James Dunlap. | Image from Facebook.

UPDATE 3:10 p.m.:

Just four months after being elected Yurok Tribal Chair, James Dunlap resigned from that position today amid a swirling social media outcry over Dunlap’s past, an outcry that included images of news stories reporting that he stabbed and killed his own three-month-old daughter in 1988.

On September 13, 1988, the San Jose Mercury News reported that Dunlap had been arrested in San Mateo after police responded to the house where he was then staying to find him “lifting the girl over his head and yelling out that he had sacrificed her to God.”

Police said the infant, Brittaney, had been stabbed with a buck knife while in her crib, the story reported. A San Mateo police sergeant said Dunlap was under the influence of methamphetamines at the time, according to the Mercury News.

Dunlap was charged with murder and pleaded not guilty by reason of insanity, according to subsequent news reports.
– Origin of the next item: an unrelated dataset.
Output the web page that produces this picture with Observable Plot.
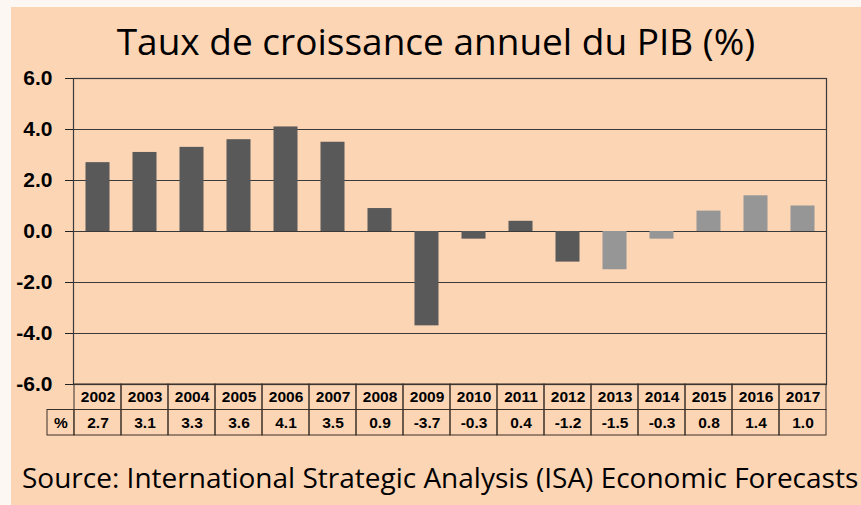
<!DOCTYPE html>
<html><head><meta charset="utf-8">
<script src="https://cdn.jsdelivr.net/npm/d3@7"></script>
<script src="https://cdn.jsdelivr.net/npm/@observablehq/plot@0.6"></script>
<style>
body{margin:0;background:#fdf7f3;width:861px;height:505px;overflow:hidden;position:relative}
#panel{position:absolute;left:11px;top:7px;width:850px;height:498px;background:#fcd5b5}
#title{position:absolute;left:0;width:850px;top:14.5px;text-align:center;font-family:"Open Sans",sans-serif;font-size:37px;color:#000;line-height:1;white-space:nowrap}
#chart{position:absolute;left:0;top:55px}
#source{position:absolute;left:11px;top:456px;font-family:"Open Sans",sans-serif;font-size:28px;line-height:1;color:#000;white-space:nowrap}
</style></head>
<body>
<div id="panel">
  <div id="title">Taux de croissance annuel du PIB (%)</div>
  <div id="chart"></div>
  <div id="source">Source: International Strategic Analysis (ISA) Economic Forecasts</div>
</div>
<script>
const years = ["2002","2003","2004","2005","2006","2007","2008","2009","2010","2011","2012","2013","2014","2015","2016","2017"];
const growth = [2.7, 3.1, 3.3, 3.6, 4.1, 3.5, 0.9, -3.7, -0.3, 0.4, -1.2, -1.5, -0.3, 0.8, 1.4, 1.0];
const lightFrom = 2013;
const yTicks = [-6, -4, -2, 0, 2, 4, 6];
const rowLabel = "%";
// table rows sit below the y range, one data unit per row
const headerRow = [-7, -6];
const valueRow = [-8, -7];

const data = years.map((year, i) => ({year, value: growth[i], group: +year >= lightFrom ? "later" : "earlier"}));
const fmt = d => d.toFixed(1);
const W = 850, ML = 62, MR = 35;
const step = (W - ML - MR) / years.length;

const chart = Plot.plot({
  width: W, height: 380, marginLeft: ML, marginRight: MR, marginTop: 16, marginBottom: 58,
  style: {background: "transparent", fontFamily: "'Liberation Sans', Arial, sans-serif", color: "#000", overflow: "visible"},
  x: {type: "band", domain: years, padding: 0, axis: null},
  y: {domain: [-6, 6], axis: null},
  color: {domain: ["earlier", "later"], range: ["#595959", "#969696"]},
  marks: [
    Plot.gridY(yTicks, {stroke: "#3a3a3a", strokeOpacity: 1, strokeWidth: 1.2}),
    Plot.barY(data, {x: "year", y: "value", fill: "group", insetLeft: 11.5, insetRight: 11.5}),
    Plot.frame({stroke: "#3a3a3a", strokeWidth: 1.2}),
    Plot.axisY(yTicks, {tickSize: 8, tickPadding: 13, tickFormat: fmt, fontSize: 21, fontWeight: "bold", stroke: "#222", label: null}),
    // data table
    Plot.barY(data, {x: "year", y1: () => headerRow[0], y2: () => headerRow[1], fill: "none", stroke: "#3a3028", strokeWidth: 1}),
    Plot.barY(data, {x: "year", y1: () => valueRow[0], y2: () => valueRow[1], fill: "none", stroke: "#3a3028", strokeWidth: 1}),
    Plot.barY([rowLabel], {x: () => years[0], y1: () => valueRow[0], y2: () => valueRow[1], fill: "none", stroke: "#3a3028", strokeWidth: 1, insetRight: step - 27, dx: -27}),
    Plot.text(data, {x: "year", y: () => (headerRow[0] + headerRow[1]) / 2, text: "year", fontSize: 15.5, fontWeight: "bold", fill: "#000"}),
    Plot.text(data, {x: "year", y: () => (valueRow[0] + valueRow[1]) / 2, text: d => fmt(d.value), fontSize: 15.5, fontWeight: "bold", fill: "#000"}),
    Plot.text([rowLabel], {x: () => years[0], y: () => (valueRow[0] + valueRow[1]) / 2, text: d => d, fontSize: 15.5, fontWeight: "bold", fill: "#000", dx: -(step / 2 + 13.5)})
  ]
});
document.getElementById("chart").appendChild(chart);
</script>
</body></html>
The Outpost has so far been unable to discover how the case was resolved. 

[Addendum: North Coast News reports that Dunlap was sentenced in April of 1993 to 15 years to life in prison.]

A person who asked to remain anonymous for fear of retribution sent the Outpost a screenshot of a Facebook chat in which Dunlap appears to acknowledge his dark past while saying tribal leadership was aware of it as well. The person messaged images of Mercury News stories and chatted, “This is all over Facebook - is this story about you?”

Dunlap responded, “Up until today the shame was my own. The Elders have known of this and felt my payment had been made. I am sad that someone thinks bringing this to the public will make the Tribe better.”

Calls to the Yurok Tribe for more information have not yet been returned.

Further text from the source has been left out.